**TO BE DONE:** Below are the records; give again exactly the lines from the one containing "Output the Python" through the one containing "import pandas as pd", leaving out pictures.

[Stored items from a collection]
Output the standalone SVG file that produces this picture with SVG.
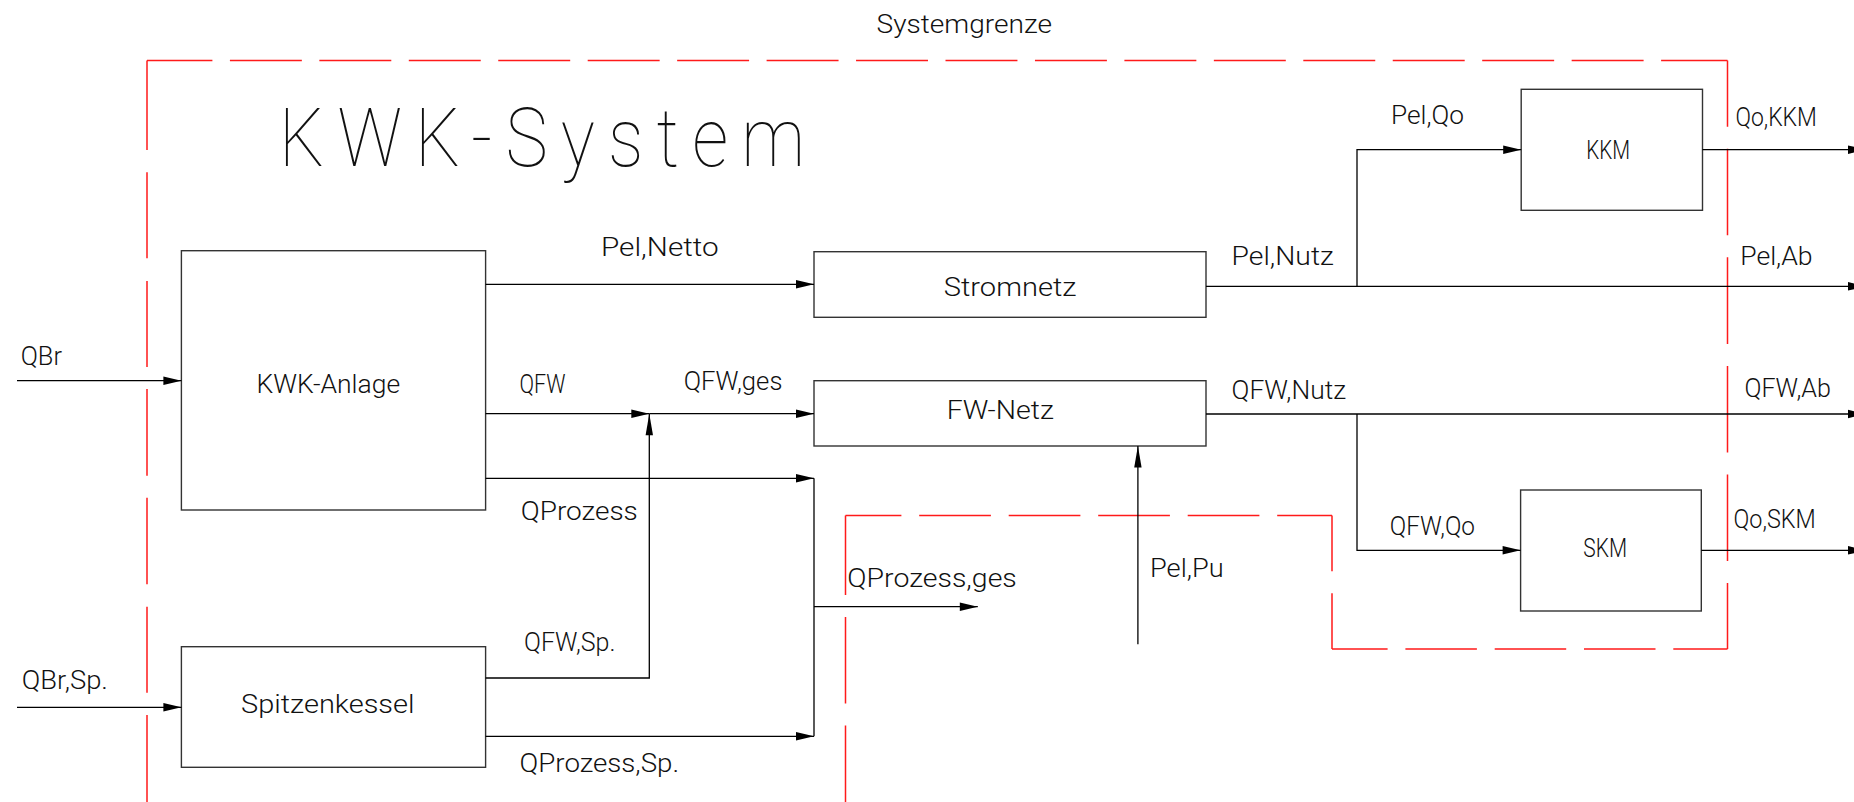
<svg xmlns="http://www.w3.org/2000/svg" width="1854" height="802" viewBox="0 0 1854 802">
<style>
.bg{fill:#fff}
.box{fill:none;stroke:#333;stroke-width:1.4}
.ln{fill:none;stroke:#000;stroke-width:1.3}
.bd{fill:none;stroke:#ff1a1a;stroke-width:1.5}
.h{stroke-dasharray:71.95 17.5}
.v{stroke-dasharray:86.6 22}
text{font-family:Roboto,"Liberation Sans",sans-serif;font-weight:300;font-size:26px;fill:#111}
.big{font-size:81px;font-weight:100}
</style>
<defs>
<marker id="ah" markerUnits="userSpaceOnUse" markerWidth="18" markerHeight="9" refX="18" refY="4.3" orient="auto" overflow="visible">
<path d="M0,0 L18,4.3 L0,8.6 Z" fill="#000"/>
</marker>
<marker id="av" markerUnits="userSpaceOnUse" markerWidth="21.5" markerHeight="7.4" refX="21.5" refY="3.7" orient="auto" overflow="visible">
<path d="M0,0 L21.5,3.7 L0,7.4 Z" fill="#000"/>
</marker>
</defs>
<rect class="bg" x="0" y="0" width="1854" height="802"/>

<g id="systemgrenze">
<path class="bd" d="M147,60.5 V802" stroke-dasharray="89.5 22.3 86 22.7 86 22 86.7 22 86.6 22.4 86 22.3 200"/>
<path class="bd h" d="M147,60.5 H1727.5" stroke-dashoffset="6.55"/>
<path class="bd v" d="M1727.5,60.5 V649" stroke-dashoffset="20.4"/>
<path class="bd" d="M1727.5,649 H1332" stroke-dasharray="71.5 17.8" stroke-dashoffset="17.3"/>
<path class="bd v" d="M1332,649 V515.5" stroke-dashoffset="30.9"/>
<path class="bd" d="M1332,515.5 H845.5" stroke-dasharray="71.7 17.8" stroke-dashoffset="16.9"/>
<path class="bd v" d="M845.5,515.5 V802" stroke-dashoffset="7.1"/>
<text x="876.6" y="33.3" textLength="175.4" lengthAdjust="spacingAndGlyphs">Systemgrenze</text>
</g>

<g id="title">
<text class="big" transform="translate(279,165.7) scale(0.88,1)" x="0" y="0" textLength="598" lengthAdjust="spacing">KWK-System</text>
</g>

<g id="kwk-anlage">
<rect class="box" x="181.4" y="250.7" width="304.2" height="259.3"/>
<text x="256.6" y="393.3" textLength="143.5" lengthAdjust="spacingAndGlyphs">KWK-Anlage</text>
</g>
<g id="spitzenkessel">
<rect class="box" x="181.4" y="646.7" width="304.2" height="120.6"/>
<text x="241.1" y="713.3" textLength="173.4" lengthAdjust="spacingAndGlyphs">Spitzenkessel</text>
</g>
<g id="stromnetz">
<rect class="box" x="814" y="251.7" width="392" height="65.6"/>
<text x="943.8" y="296" textLength="132.6" lengthAdjust="spacingAndGlyphs">Stromnetz</text>
</g>
<g id="fw-netz">
<rect class="box" x="814" y="380.7" width="392" height="65.3"/>
<text x="946.8" y="419" textLength="107.1" lengthAdjust="spacingAndGlyphs">FW-Netz</text>
</g>
<g id="kkm">
<rect class="box" x="1521.2" y="89.3" width="181.3" height="121"/>
<text x="1586.3" y="158.7" textLength="43.8" lengthAdjust="spacingAndGlyphs">KKM</text>
</g>
<g id="skm">
<rect class="box" x="1520.6" y="490" width="180.7" height="121"/>
<text x="1583.3" y="556.7" textLength="43.7" lengthAdjust="spacingAndGlyphs">SKM</text>
</g>

<g id="connectors">
<path class="ln" d="M17,380.7 H181.4" marker-end="url(#ah)"/>
<path class="ln" d="M17,707.3 H181.4" marker-end="url(#ah)"/>
<path class="ln" d="M485.6,284.3 H814" marker-end="url(#ah)"/>
<path class="ln" d="M485.6,413.7 H649.3" marker-end="url(#ah)"/>
<path class="ln" d="M649.3,413.7 H814" marker-end="url(#ah)"/>
<path class="ln" d="M485.6,678 H649.3 V413.7" marker-end="url(#av)"/>
<path class="ln" d="M485.6,478.3 H814" marker-end="url(#ah)"/>
<path class="ln" d="M485.6,736.3 H814" marker-end="url(#ah)"/>
<path class="ln" d="M814,478.3 V736.3"/>
<path class="ln" d="M814,606.7 H977.8" marker-end="url(#ah)"/>
<path class="ln" d="M1206,286.3 H1866" marker-end="url(#ah)"/>
<path class="ln" d="M1357,286.3 V149.7 H1521.2" marker-end="url(#ah)"/>
<path class="ln" d="M1702.5,149.7 H1866" marker-end="url(#ah)"/>
<path class="ln" d="M1206,414 H1866" marker-end="url(#ah)"/>
<path class="ln" d="M1357,414 V550.3 H1520.6" marker-end="url(#ah)"/>
<path class="ln" d="M1701.3,550.3 H1866" marker-end="url(#ah)"/>
<path class="ln" d="M1137.9,644.3 V446" marker-end="url(#av)"/>
</g>

<g id="labels">
<text x="20.7" y="365" textLength="41.3" lengthAdjust="spacingAndGlyphs">QBr</text>
<text x="21.8" y="689" textLength="86.1" lengthAdjust="spacingAndGlyphs">QBr,Sp.</text>
<text x="601" y="255.7" textLength="117.7" lengthAdjust="spacingAndGlyphs">Pel,Netto</text>
<text x="519.5" y="392.7" textLength="45.9" lengthAdjust="spacingAndGlyphs">QFW</text>
<text x="683.7" y="390" textLength="98.7" lengthAdjust="spacingAndGlyphs">QFW,ges</text>
<text x="520.7" y="520" textLength="117.1" lengthAdjust="spacingAndGlyphs">QProzess</text>
<text x="524.1" y="650.7" textLength="91.3" lengthAdjust="spacingAndGlyphs">QFW,Sp.</text>
<text x="519.5" y="771.7" textLength="159.6" lengthAdjust="spacingAndGlyphs">QProzess,Sp.</text>
<text x="847.3" y="586.7" textLength="169.5" lengthAdjust="spacingAndGlyphs">QProzess,ges</text>
<text x="1231.6" y="265.3" textLength="102.2" lengthAdjust="spacingAndGlyphs">Pel,Nutz</text>
<text x="1391" y="124.3" textLength="73" lengthAdjust="spacingAndGlyphs">Pel,Qo</text>
<text x="1735.4" y="126" textLength="81.5" lengthAdjust="spacingAndGlyphs">Qo,KKM</text>
<text x="1740.2" y="265.3" textLength="72.4" lengthAdjust="spacingAndGlyphs">Pel,Ab</text>
<text x="1231.6" y="399" textLength="114.4" lengthAdjust="spacingAndGlyphs">QFW,Nutz</text>
<text x="1744.5" y="396.7" textLength="86.4" lengthAdjust="spacingAndGlyphs">QFW,Ab</text>
<text x="1389.8" y="535.3" textLength="85.2" lengthAdjust="spacingAndGlyphs">QFW,Qo</text>
<text x="1733.5" y="528.3" textLength="82.2" lengthAdjust="spacingAndGlyphs">Qo,SKM</text>
<text x="1150" y="576.7" textLength="73.7" lengthAdjust="spacingAndGlyphs">Pel,Pu</text>
</g>
</svg>
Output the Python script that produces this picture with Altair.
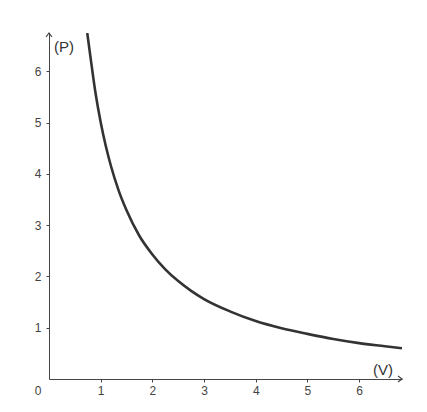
import altair as alt
import pandas as pd

# Values
V = [0.74, 0.80, 0.90, 1.00, 1.10, 1.20, 1.35, 1.50, 1.75, 2.00, 2.25, 2.50,
     2.75, 3.00, 3.50, 4.00, 4.50, 5.00, 5.50, 6.00, 6.50, 6.83]
P = [6.75, 6.30, 5.58, 5.01, 4.54, 4.15, 3.67, 3.29, 2.79, 2.43, 2.14, 1.91,
     1.72, 1.56, 1.32, 1.13, 0.99, 0.88, 0.78, 0.70, 0.64, 0.60]
ticks = [1, 2, 3, 4, 5, 6]
x_max = 6.83
y_max = 6.75

FONT = "Liberation Sans"
AX = "#444444"

df = pd.DataFrame({"V": V, "P": P})
xs = alt.Scale(domain=[0, x_max], nice=False, zero=False)
ys = alt.Scale(domain=[0, y_max], nice=False, zero=False)

curve = alt.Chart(df).mark_line(
    color="#333333", strokeWidth=2.6, interpolate="monotone", clip=True
).encode(
    x=alt.X("V:Q", scale=xs, axis=alt.Axis(
        values=ticks, title=None, grid=False, tickSize=3, labelPadding=3,
        domainColor=AX, tickColor=AX, labelColor=AX, labelFont=FONT,
        labelFontSize=12, format="d")),
    y=alt.Y("P:Q", scale=ys, axis=alt.Axis(
        values=ticks, title=None, grid=False, tickSize=3, labelPadding=5,
        domainColor=AX, tickColor=AX, labelColor=AX, labelFont=FONT,
        labelFontSize=12, format="d")),
)

up = alt.Chart(pd.DataFrame({"V": [0], "P": [y_max]})).mark_point(
    shape="M -0.75 1 L 0 0 L 0.75 1", size=64, filled=False,
    color=AX, strokeWidth=1.2, opacity=1
).encode(x=alt.X("V:Q", scale=xs), y=alt.Y("P:Q", scale=ys))

right = alt.Chart(pd.DataFrame({"V": [x_max], "P": [0]})).mark_point(
    shape="M -1 -0.75 L 0 0 L -1 0.75", size=64, filled=False,
    color=AX, strokeWidth=1.2, opacity=1
).encode(x=alt.X("V:Q", scale=xs), y=alt.Y("P:Q", scale=ys))

plab = alt.Chart(pd.DataFrame({"V": [0], "P": [y_max], "t": ["(P)"]})).mark_text(
    align="left", baseline="middle", dx=5, dy=14, fontSize=15, font=FONT, color="#333333"
).encode(x=alt.X("V:Q", scale=xs), y=alt.Y("P:Q", scale=ys), text="t:N")

vlab = alt.Chart(pd.DataFrame({"V": [x_max], "P": [0], "t": ["(V)"]})).mark_text(
    align="right", baseline="middle", dx=-9, dy=-9, fontSize=15, font=FONT, color="#333333"
).encode(x=alt.X("V:Q", scale=xs), y=alt.Y("P:Q", scale=ys), text="t:N")

zlab = alt.Chart(pd.DataFrame({"V": [0], "P": [0], "t": ["0"]})).mark_text(
    align="center", baseline="middle", dx=-11, dy=12, fontSize=12, font=FONT, color=AX
).encode(x=alt.X("V:Q", scale=xs), y=alt.Y("P:Q", scale=ys), text="t:N")

chart = alt.layer(curve, up, right, plab, vlab, zlab).properties(
    width=353, height=346,
    autosize=alt.AutoSizeParams(type="none"),
    padding={"left": 41, "top": 25, "right": 10, "bottom": 20},
    background="white",
).configure_view(stroke=None)

chart.save("out.html", embed_options={"renderer": "svg", "actions": False})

**WRITTEN REPLY:**
Output the Python script that produces this picture with Altair.
import altair as alt
import pandas as pd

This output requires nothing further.